◆ DIRECTIVE: Locate every line that holds the string "matplotlib" and copy it.

◆ RAW DATA:
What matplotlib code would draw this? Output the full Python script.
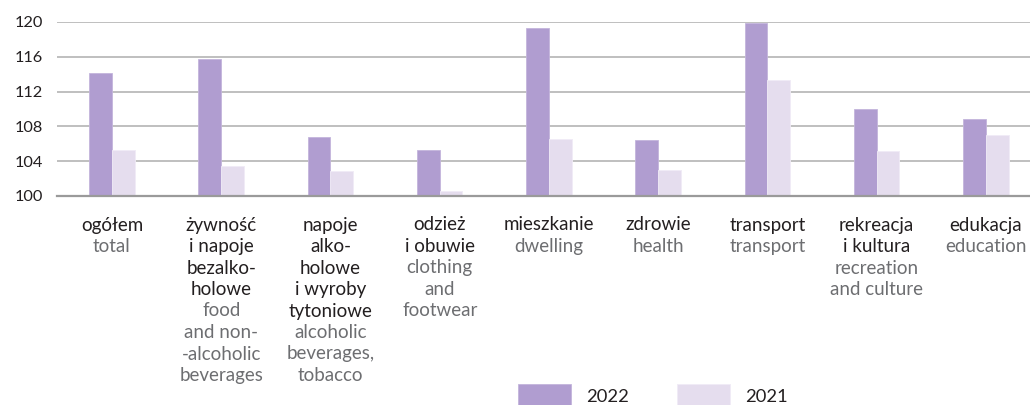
import matplotlib
matplotlib.use("Agg")
import matplotlib.pyplot as plt
import matplotlib.transforms as mtransforms
import numpy as np

# Price indices of consumer goods and services (previous year = 100)
labels_pl = [
    ["ogółem"],
    ["żywność", "i napoje", "bezalko-", "holowe"],
    ["napoje", "alko-", "holowe", "i wyroby", "tytoniowe"],
    ["odzież", "i obuwie"],
    ["mieszkanie"],
    ["zdrowie"],
    ["transport"],
    ["rekreacja", "i kultura"],
    ["edukacja"],
]
labels_en = [
    ["total"],
    ["food", "and non-", "-alcoholic", "beverages"],
    ["alcoholic", "beverages,", "tobacco"],
    ["clothing", "and", "footwear"],
    ["dwelling"],
    ["health"],
    ["transport"],
    ["recreation", "and culture"],
    ["education"],
]
values_2022 = [114.1, 115.7, 106.8, 105.3, 119.3, 106.4, 119.9, 110.0, 108.8]
values_2021 = [105.3, 103.5, 102.9, 100.6, 106.5, 103.0, 113.3, 105.2, 107.0]
series_names = ["2022", "2021"]
yticks = [100, 104, 108, 112, 116, 120]

COLOR_2022 = "#b09dd0"
COLOR_2021 = "#e5ddee"
TEXT_DARK = "#231f20"
TEXT_GREY = "#6d6e71"

plt.rcParams["font.family"] = ["Lato", "DejaVu Sans"]

W, H, DPI = 1030, 405, 100
fig = plt.figure(figsize=(W / DPI, H / DPI), dpi=DPI)
left_px, right_px, bottom_px, top_px = 57.3, 1030, 196, 22
ax = fig.add_axes([left_px / W, 1 - bottom_px / H,
                   (right_px - left_px) / W, (bottom_px - top_px) / H])

x = np.arange(len(values_2022))
bw = 0.208
ax.bar(x - bw / 2, np.array(values_2022) - 100, bw, bottom=100,
       color=COLOR_2022, edgecolor="#c3b5dc", linewidth=0.6,
       label=series_names[0], zorder=3)
ax.bar(x + bw / 2, np.array(values_2021) - 100, bw, bottom=100,
       color=COLOR_2021, edgecolor="#f0ebf6", linewidth=0.6,
       label=series_names[1], zorder=3)

ax.set_ylim(100, 120)
ax.set_xlim(-0.5, (right_px - 112) / 109.25)
ax.set_yticks(yticks)
ax.set_yticklabels([str(t) for t in yticks], fontsize=11.8, color=TEXT_DARK)
ax.tick_params(axis="y", length=0, pad=10)
ax.set_xticks([])
ax.grid(axis="y", color="#b4b4b4", linewidth=1.2, zorder=0)
for s in ["top", "right", "left"]:
    ax.spines[s].set_visible(False)
ax.spines["bottom"].set_color("#9a9a9a")
ax.spines["bottom"].set_linewidth(1.6)
ax.spines["bottom"].set_zorder(4)

# Two-language category labels below the axis, one line at a time
base = mtransforms.blended_transform_factory(ax.transData, ax.transAxes)
first_offset_px = 29
line_px = 21.5
for i in range(len(labels_pl)):
    lines = [(t, TEXT_DARK) for t in labels_pl[i]] + \
            [(t, TEXT_GREY) for t in labels_en[i]]
    for k, (txt, col) in enumerate(lines):
        off = mtransforms.ScaledTranslation(
            0, -(first_offset_px + k * line_px) / DPI, fig.dpi_scale_trans)
        ax.text(i, 0, txt, transform=base + off, ha="center", va="center",
                fontsize=13.5, color=col, clip_on=False)

leg = fig.legend(loc="upper left", bbox_to_anchor=(518 / W, 1 - 384 / H),
                 ncol=2, frameon=False, fontsize=13.2,
                 handlelength=2.9, handleheight=1.7, handletextpad=0.82,
                 columnspacing=2.6, borderaxespad=0, borderpad=0)
for t in leg.get_texts():
    t.set_color(TEXT_DARK)

fig.savefig("out.png", dpi=DPI)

◆ ANSWER TO THE TASK:
What matplotlib code would draw this? Output the full Python script.
import matplotlib
matplotlib.use("Agg")
import matplotlib.pyplot as plt
import matplotlib.transforms as mtransforms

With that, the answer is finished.